The central problem is that, while data consumption continues to increase exponentially, thanks largely to video, the charging model, especially for fixed-line, is usually unmetered. That means cost-revenue convergence has been inevitable for some time, and that time is now upon us.
Since the genie is already out of the bottle regarding consumption, operators urgently need to address the classic dilemma faced by any company looking to improve its profitability: increase revenues or reduce overheads. The latter is the easiest and quickest to do, and so is usually the first option explored, which in this case is bad news for telecoms vendors.
“With operators facing this kind of cost-revenue convergence, the first and easiest answer is to spend less on infrastructure, because no one is going to hemorrhage money, what they are going to do is they are going to spend less,” Nolle told Light Reading.

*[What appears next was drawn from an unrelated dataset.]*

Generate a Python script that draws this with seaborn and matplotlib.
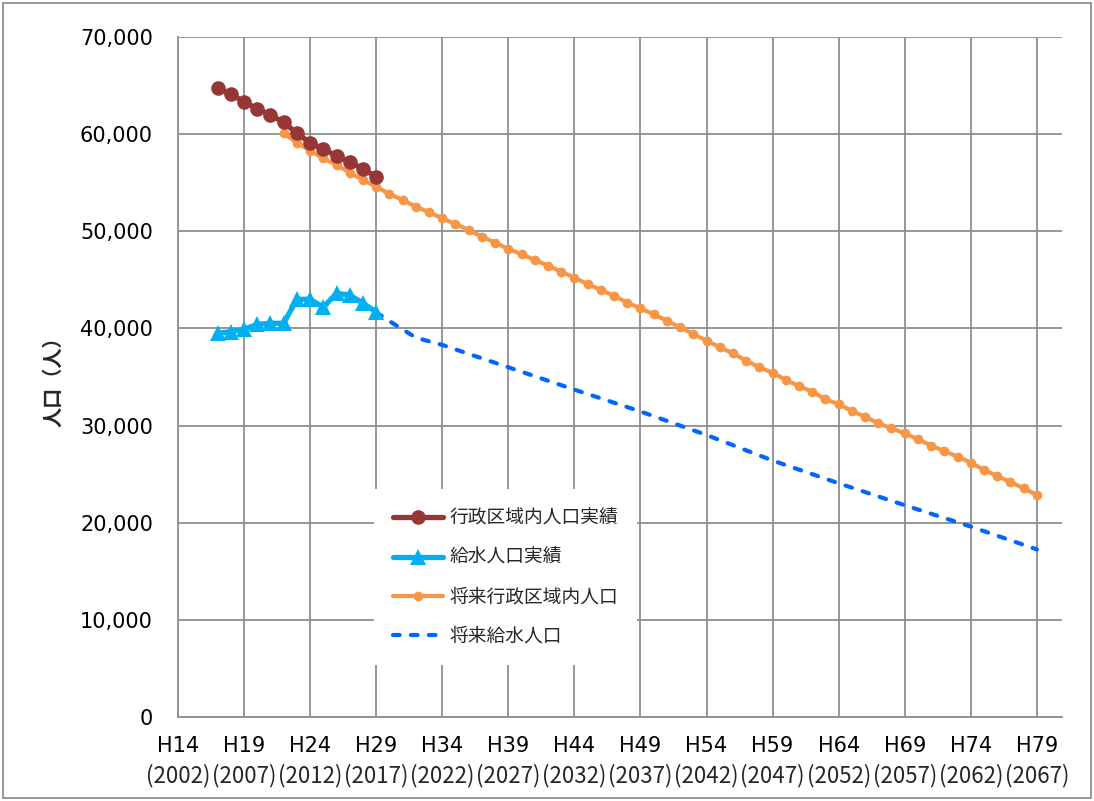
import matplotlib
matplotlib.use("Agg")
import matplotlib.pyplot as plt
import seaborn as sns
import pandas as pd
from matplotlib.patches import Rectangle

# heisei years on the x axis, values in persons
actual_years = list(range(17, 30))
admin_actual = [64720, 64100, 63340, 62590, 61970, 61220, 60090,
                59120, 58470, 57750, 57160, 56410, 55620]
supply_actual = [39500, 39660, 39910, 40420, 40530, 40530, 43000,
                 43000, 42180, 43620, 43440, 42590, 41700]

future_years = list(range(22, 80))
admin_future = [60080, 59120, 58300, 57510, 56820, 56030, 55280, 54590,
                53840, 53220, 52530, 51960, 51340, 50750, 50130, 49440,
                48830, 48180, 47630, 47050, 46460, 45840, 45220, 44570,
                43960, 43370, 42650, 42070, 41450, 40800, 40110, 39430,
                38740, 38060, 37440, 36680, 35990, 35440, 34690, 34070,
                33490, 32700, 32200, 31500, 30910, 30230, 29720, 29200,
                28590, 27930, 27380, 26800, 26180, 25430, 24810, 24190,
                23540, 22850]

supply_future_years = [29, 30, 31, 32, 34, 39, 44, 49, 54, 59, 64, 69, 74, 79]
supply_future = [41650, 40750, 39900, 39050, 38300, 36000, 33700, 31450,
                 29030, 26400, 24060, 21800, 19600, 17250]

tick_years = list(range(14, 80, 5))
tick_h = [f"H{y}" for y in tick_years]
tick_ad = [f"({y + 1988})" for y in tick_years]

labels = ["行政区域内人口実績", "給水人口実績", "将来行政区域内人口", "将来給水人口"]

sns.set_style("white")
plt.rcParams["font.family"] = ["DejaVu Sans", "Noto Sans CJK JP"]

fig = plt.figure(figsize=(10.94, 8.01), dpi=100)
ax = fig.add_axes([0.1627, 0.1049, 0.808, 0.8489])

grid_c = "#8f8f8f"

# future series first so the actual ones sit on top
sns.lineplot(x=future_years, y=admin_future, ax=ax, color="#F79646",
             linewidth=3, marker="o", markersize=7, markeredgewidth=0,
             markeredgecolor="#F79646", label=labels[2], zorder=3)
sns.lineplot(x=supply_future_years, y=supply_future, ax=ax, color="#0066FF",
             linewidth=3, linestyle=(0, (1.6, 2.7)), label=labels[3], zorder=3)
sns.lineplot(x=actual_years, y=admin_actual, ax=ax, color="#953735",
             linewidth=3.8, marker="o", markersize=10.5, markeredgewidth=0,
             markeredgecolor="#953735", label=labels[0], zorder=4)
sns.lineplot(x=actual_years, y=supply_actual, ax=ax, color="#00B0F0",
             linewidth=3.8, marker="^", markersize=11.5, markeredgewidth=0,
             markeredgecolor="#00B0F0", label=labels[1], zorder=4)
for ln in ax.get_lines():
    if ln.get_label() == labels[3]:
        ln.set_dash_capstyle("round")

ax.set_xlim(14, 80.9)
ax.set_ylim(0, 70000)
ax.set_yticks(range(0, 70001, 10000))
ax.set_yticklabels([f"{v:,}" for v in range(0, 70001, 10000)])
ax.set_xticks(tick_years)
ax.set_xticklabels(tick_h)
# western years as a second row of labels under the heisei ones
ax.xaxis.remove_overlapping_locs = False
ax.set_xticks(tick_years, minor=True)
ax.set_xticklabels(tick_ad, minor=True, family=["Noto Sans CJK JP"], fontsize=16)
ax.grid(True, which="major", color=grid_c, linewidth=1.3)
ax.set_axisbelow(True)
for s in ["top", "right"]:
    ax.spines[s].set_visible(False)
for s in ["left", "bottom"]:
    ax.spines[s].set_color(grid_c)
    ax.spines[s].set_linewidth(1.3)
ax.tick_params(axis="both", which="major", direction="out", length=6, width=1.3,
               color=grid_c, labelsize=15, labelcolor="black")
ax.tick_params(axis="x", which="major", pad=8)
ax.tick_params(axis="x", which="minor", length=0, pad=34)
ax.tick_params(axis="y", pad=12)
ax.set_xlabel("")
ax.set_ylabel("人口（人）", family=["Noto Sans CJK JP"], fontsize=14.5,
              fontweight="bold", labelpad=12)

handles, labs = ax.get_legend_handles_labels()
order = [labs.index(t) for t in labels]
leg = ax.legend([handles[i] for i in order], [labs[i] for i in order],
                loc="upper left", bbox_to_anchor=(0.2217, 0.335),
                borderaxespad=0, frameon=True, fancybox=False,
                facecolor="white", edgecolor="none", framealpha=1,
                prop={"family": ["Noto Sans CJK JP"], "size": 13.5},
                handlelength=2.7, handletextpad=0.35, labelspacing=0.97,
                borderpad=1.0)
leg.set_zorder(5)

fig.patches.append(Rectangle((0.003, 0.004), 0.994, 0.992, transform=fig.transFigure,
                             fill=False, edgecolor="#868686", linewidth=1.2))

fig.savefig("out.png", dpi=100)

In his 2017 predictions blog, Nolle looks at the other main cost-saving measure currently being explored – greater efficiency via cloud technologies such as NFV and SDN, but concludes the savings they offer are too little, too late to have a significant effect this year and a more general focus on software automation will result.
On the revenue side Nolle points to the pro-OTT bias of regulators as an issue that needs resolving, to allow operators to monetise their traffic more creatively. The issue of net neutrality constrains network operators from things like premium pricing tiers, bespoke services, etc and a regulatory rethink might reduce the pressure to reduce overheads.
On the whole Nolle anticipates less spending from operators in 2017 and as a consequence a tough year for vendors, which have already started making portentous announcements. This could be the year when necessity brings about the kind of fundamental change from both operators and kit vendors that most commentators agree has been needed for some time.